Breaking has generally been studied as a subculture of resistance for young people. In this article, two dimensions of breaking were analysed that tend to be overlooked in the discussions: its utopian dimension and the vital role of the body in subjective transformation. We argue that attention to these two dimensions contributes to a deeper understanding of the workings of resistance.

Breaking is commonly seen as a form of dance that originated in bad neighbourhoods, where young people engage with this dance as a way to defy bad social conditions. Breaking is a way to create close relationships, establish reputation and to stay out of drug trafficking, and this explains some of the similarity between dance crews and gangs. Yet, while drug gangs engage in actual fighting, in breaking ‘battles’ crews compete over the best dancing skills.

In our study of the Naturalz crew in Quito, we noticed the importance of utopian visions in breaking. The youngsters of the Naturalz crew do not want an ‘ordinary life’, a boring eight-to-six job in a socially and economically segregated society based on conservative and material values. They do not want the violence of drug gangs either. It is less clear what the youngsters strive for, but they do know that they want a society based on the values of peace, love and equality. They express these values in their dancing and their lifestyle as breakers.

We argue that this utopian dimension is fundamental for resistance as it provides the energy that is necessary for their engagement. Breaking is not socially accepted in the circles from where the crew members come. In addition, it is physically extremely demanding. Hence, they need much perseverance to engage in this activity. Utopian aspirations are an important mobilising and energising force.

It is also important to note that future aspirations are different for each of the members of the Naturalz crew. This becomes particularly clear with the two women in the group, who use breaking as a way to change their gendered subjectivity. Their utopian visions imply a society which takes distance from the monolithic heterosexual norms that surround them. Thus, the utopian project in breaking contains a diversity of personal missions.

A second significant phenomenon that came to the fore in our study was the role of the body in subjective transformation. The importance of the ‘agentic body’ (Reischer and Koo Citation2004) in resistance has been widely documented and analysed. Yet, what has been less highlighted is the role of the body in subjective transformation (Henriques Citation2011). For the Naturalz crew, breaking is central to their entire being and for the ‘expression of their soul’, as Hazzle explained. We argue that the physical strength and discipline required for breaking has a transformative effect: it changes them into different people. From defenceless and disrespected youths, breakers transform into determined people with physical power and emotional strength.
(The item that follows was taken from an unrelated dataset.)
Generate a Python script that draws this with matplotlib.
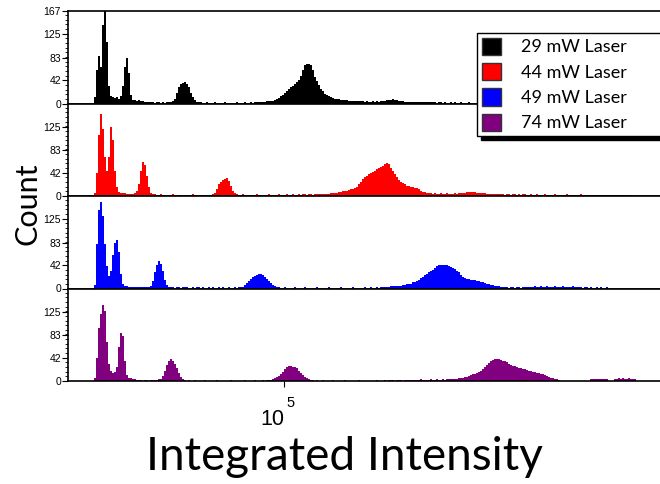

The importance of physicality explains why personal injuries are so hard for breakers to deal with. Being injured takes away ‘who they are’. The young breakers themselves reflect much about their body and its importance for their life. Other authors have also mentioned the importance of personal and emotional reflection in subjective transformation (King Citation2006; Ortner Citation2005). Our study of breaking shows that subjective transformation can take place through striving for utopian aspirations as enacted through the body. This is an important addition to studies about subcultures of resistance.

Disclosure statement

No potential conflict of interest was reported by the authors.

Notes

1. The Naturalz crew uses the terms ‘breaking’ or ‘b-boying’ when referring to this street dance. Worldwide, the dance is more commonly known as ‘breakdancing’. However, many breakers find ‘breakdance’ a commercial term and prefer to use ‘breaking’. Both terms refer to the music to which they dance, which is called ‘breakbeat’.

2. All the names in the article are pseudonyms.

3. The ethnographic material for this article was collected during five months of in-depth fieldwork in Quito, Ecuador, by Maritza in 2014. Maritza grew up in Ecuador. She holds a MSc degree in International Development Studies. Monique is associate professor in political anthropology. The authors equally shared in the writing and conceptual framing of this article.